Despite the racist and anti-Semitic attitudes inherent in his work, Baraka has met with overwhelming success in the academic world. He has taught at numerous prestigious universities, including Yale, Columbia, San Francisco State, George Washington, and the University of Buffalo, among others, and he is the recipient of the Langston Hughes Award from the City University of New York.
In addition, Baraka served as a professor of Africana Studies at SUNY-Stony Brook from 1979-1996, and is still on the university's roster as a professor emeritus. According to a spokesperson, Baraka taught a wide variety of courses at SUNY including "African-American Social Commentary," "Blacks in the City," "Pan-African Literature" and a number of writing courses. He served as a mentor to many graduate students, some of whom wrote their dissertations on Baraka himself, an obvious sign of his eminence at the school. Officials from SUNY-Stony Brook did not have any comment on the current controversy.

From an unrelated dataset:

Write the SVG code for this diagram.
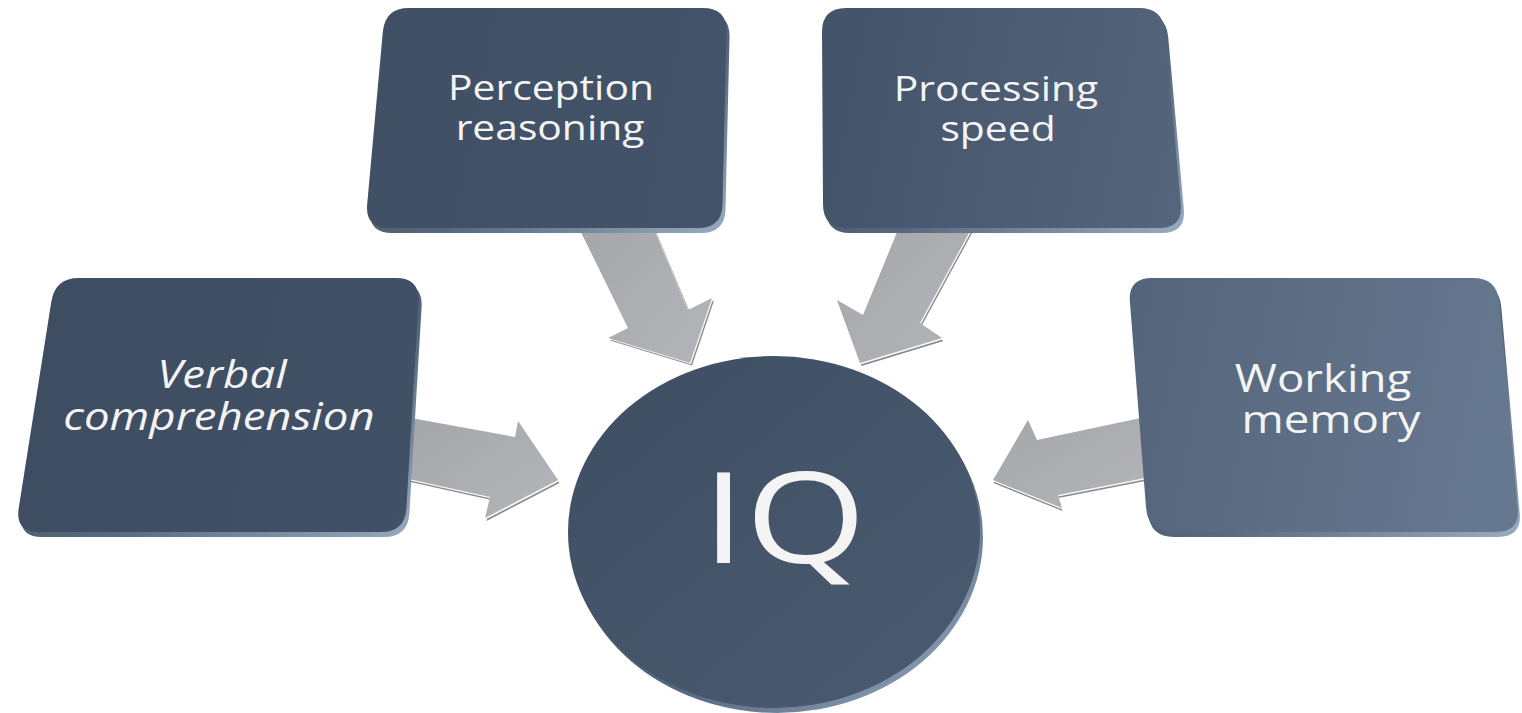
<svg xmlns="http://www.w3.org/2000/svg" width="1522" height="713" viewBox="0 0 1522 713">
  <defs>
    <linearGradient id="faceGrad" gradientUnits="userSpaceOnUse" x1="0" y1="0" x2="1522" y2="300">
      <stop offset="0" stop-color="#3d4c60"/>
      <stop offset="0.55" stop-color="#44546a"/>
      <stop offset="1" stop-color="#66788f"/>
    </linearGradient>
    <linearGradient id="rimGrad" x1="0" y1="0" x2="1" y2="1">
      <stop offset="0" stop-color="#2f3b4b"/>
      <stop offset="0.6" stop-color="#56687f"/>
      <stop offset="1" stop-color="#9aacc2"/>
    </linearGradient>
    <linearGradient id="arrowGrad" x1="0" y1="0" x2="1" y2="1">
      <stop offset="0" stop-color="#a4a6a9"/>
      <stop offset="1" stop-color="#b3b5b8"/>
    </linearGradient>
    <linearGradient id="discGrad" x1="0" y1="0" x2="1" y2="1">
      <stop offset="0" stop-color="#3f4e62"/>
      <stop offset="1" stop-color="#4a5b71"/>
    </linearGradient>
  </defs>
  <style>
    .rim { fill: url(#rimGrad); }
    .face { fill: url(#faceGrad); }
    .disc { fill: url(#discGrad); }
    .a-base { fill: #86888b; }
    .a-hi { fill: #f6f6f6; }
    .a-face { fill: url(#arrowGrad); }
    .label { font-family: "Open Sans", "Noto Sans", "Liberation Sans", sans-serif; fill: #f4f4f4; text-anchor: middle; }
    .top { font-size: 34px; }
    .side { font-size: 38px; }
    .big { font-size: 127px; }
  </style>

  <rect width="1522" height="713" fill="#ffffff"/>

  <!-- block arrows pointing at the centre disc -->
  <g id="connectors">
    <g id="arrow-verbal">
      <polygon class="a-base" transform="translate(1.5,3)" points="400,416 515,437 518,421 558,480 485,518 490,497 400,477"/>
      <polygon class="a-hi" transform="translate(0.8,1.5)" points="400,416 515,437 518,421 558,480 485,518 490,497 400,477"/>
      <polygon class="a-face" points="400,416 515,437 518,421 558,480 485,518 490,497 400,477"/>
    </g>
    <g id="arrow-perception">
      <polygon class="a-base" transform="translate(2,2.5)" points="575,220 650,220 688,310 712,298 690,363 608,338 628,328"/>
      <polygon class="a-hi" transform="translate(1,1.2)" points="575,220 650,220 688,310 712,298 690,363 608,338 628,328"/>
      <polygon class="a-face" points="575,220 650,220 688,310 712,298 690,363 608,338 628,328"/>
    </g>
    <g id="arrow-processing">
      <polygon class="a-base" transform="translate(1.5,3)" points="902,220 976,220 920,323 942,338 860,363 837,300 863,315"/>
      <polygon class="a-hi" transform="translate(0.8,1.5)" points="902,220 976,220 920,323 942,338 860,363 837,300 863,315"/>
      <polygon class="a-face" points="902,220 976,220 920,323 942,338 860,363 837,300 863,315"/>
    </g>
    <g id="arrow-working">
      <polygon class="a-base" transform="translate(0.5,3)" points="1150,416 1037,440 1028,420 993,480 1062,508 1058,495 1150,477"/>
      <polygon class="a-hi" transform="translate(0.3,1.5)" points="1150,416 1037,440 1028,420 993,480 1062,508 1058,495 1150,477"/>
      <polygon class="a-face" points="1150,416 1037,440 1028,420 993,480 1062,508 1058,495 1150,477"/>
    </g>
  </g>

  <g id="node-verbal">
    <path class="rim" transform="translate(3,5)" d="M 79,278 L 396,278 Q 420,278 418.6,302 L 406.4,508 Q 405,532 381,532 L 39,532 Q 15,532 18.7,508.3 L 51.3,301.7 Q 55,278 79,278 Z"/>
    <path class="face" d="M 79,278 L 396,278 Q 420,278 418.6,302 L 406.4,508 Q 405,532 381,532 L 39,532 Q 15,532 18.7,508.3 L 51.3,301.7 Q 55,278 79,278 Z"/>
    <g transform="translate(222,388) scale(1.2,1)">
      <text class="label side" font-style="italic" x="0" y="0">Verbal</text>
    </g>
    <g transform="translate(219,430) scale(1.2,1)">
      <text class="label side" font-style="italic" x="0" y="0">comprehension</text>
    </g>
  </g>

  <g id="node-perception">
    <path class="rim" transform="translate(3,5)" d="M 409,8 L 703,8 Q 727,8 726.5,32 L 722.5,204 Q 722,228 698,228 L 389,228 Q 365,228 367.2,204.1 L 382.8,31.9 Q 385,8 409,8 Z"/>
    <path class="face" d="M 409,8 L 703,8 Q 727,8 726.5,32 L 722.5,204 Q 722,228 698,228 L 389,228 Q 365,228 367.2,204.1 L 382.8,31.9 Q 385,8 409,8 Z"/>
    <g transform="translate(551,100) scale(1.2,1)">
      <text class="label top" x="0" y="0">Perception</text>
    </g>
    <g transform="translate(550,140) scale(1.2,1)">
      <text class="label top" x="0" y="0">reasoning</text>
    </g>
  </g>

  <g id="node-processing">
    <path class="rim" transform="translate(3,5)" d="M 846,8 L 1139,8 Q 1163,8 1165.2,31.9 L 1180.8,204.1 Q 1183,228 1159,228 L 847,228 Q 823,228 823,204 L 822,32 Q 822,8 846,8 Z"/>
    <path class="face" d="M 846,8 L 1139,8 Q 1163,8 1165.2,31.9 L 1180.8,204.1 Q 1183,228 1159,228 L 847,228 Q 823,228 823,204 L 822,32 Q 822,8 846,8 Z"/>
    <g transform="translate(996,101) scale(1.2,1)">
      <text class="label top" x="0" y="0">Processing</text>
    </g>
    <g transform="translate(998,141) scale(1.2,1)">
      <text class="label top" x="0" y="0">speed</text>
    </g>
  </g>

  <g id="node-working">
    <path class="rim" transform="translate(2,5)" d="M 1152,278 L 1473,278 Q 1497,278 1499.3,301.9 L 1517.7,508.1 Q 1520,532 1496,532 L 1172,532 Q 1148,532 1146.1,508.1 L 1129.9,301.9 Q 1128,278 1152,278 Z"/>
    <path class="face" d="M 1152,278 L 1473,278 Q 1497,278 1499.3,301.9 L 1517.7,508.1 Q 1520,532 1496,532 L 1172,532 Q 1148,532 1146.1,508.1 L 1129.9,301.9 Q 1128,278 1152,278 Z"/>
    <g transform="translate(1323,392) scale(1.2,1)">
      <text class="label side" x="0" y="0">Working</text>
    </g>
    <g transform="translate(1331,433) scale(1.2,1)">
      <text class="label side" x="0" y="0">memory</text>
    </g>
  </g>

  <g id="node-iq">
    <ellipse class="rim" cx="777" cy="537" rx="206" ry="176"/>
    <ellipse class="disc" cx="774" cy="532" rx="206" ry="176"/>
    <g transform="translate(784,563) scale(1.22,1)">
      <text class="label big" x="0" y="0">IQ</text>
    </g>
  </g>
</svg>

SUNY is hardly alone among academic institutions in revering Baraka. "Radical, controversial, influential, Amiri Baraka is one of the most sought-after speakers on the university and college scene," states a tribute on Howard University's official English Department web page. "Howard University is proud to call Baraka a member of the world of African-American literature and culture."
"In addition to being a prime influence on other poets and dramatists of his time, Baraka has also created an original body of work that belongs in the forefront of innovative avant-garde writing, regardless of ethnic background," states the introduction to an exhibit of Baraka's work, held at Brown University in the spring of 2000 and immortalized on the school's website.
Despite McGreevey's request that he resign his position as New Jersey's poet laureate, Baraka refuses to apologize for his incendiary poem or to step down from his post. "Everything said about Israel in the poem is easily researched," he told the press, claiming that his poem "aims to probe and disturb, but there is not any evidence of anti-Semitism."
The governor claims that he does not possess the power to forcibly rescind Baraka's title, and the $10,000 stipend that accompanies the two-year position, because a committee of arts and cultural groups appointed him. But McGreevey's ire prompted the New Jersey legislature to introduce a bill on October 7 to remove Baraka as poet laureate.
The arts and cultural groups that appointed Baraka have risen to the poet's defense, and they are not alone in their efforts. Members of the New Black Panther Party and the People's Organization for Progress recently organized a demonstration outside of the City Hall in Newark demanding that Baraka be allowed to retain his position. "We stand in support of our elder Amiri Baraka 150 percent against the Zionists," the Panthers' minister of culture, Zayid Muhammad said.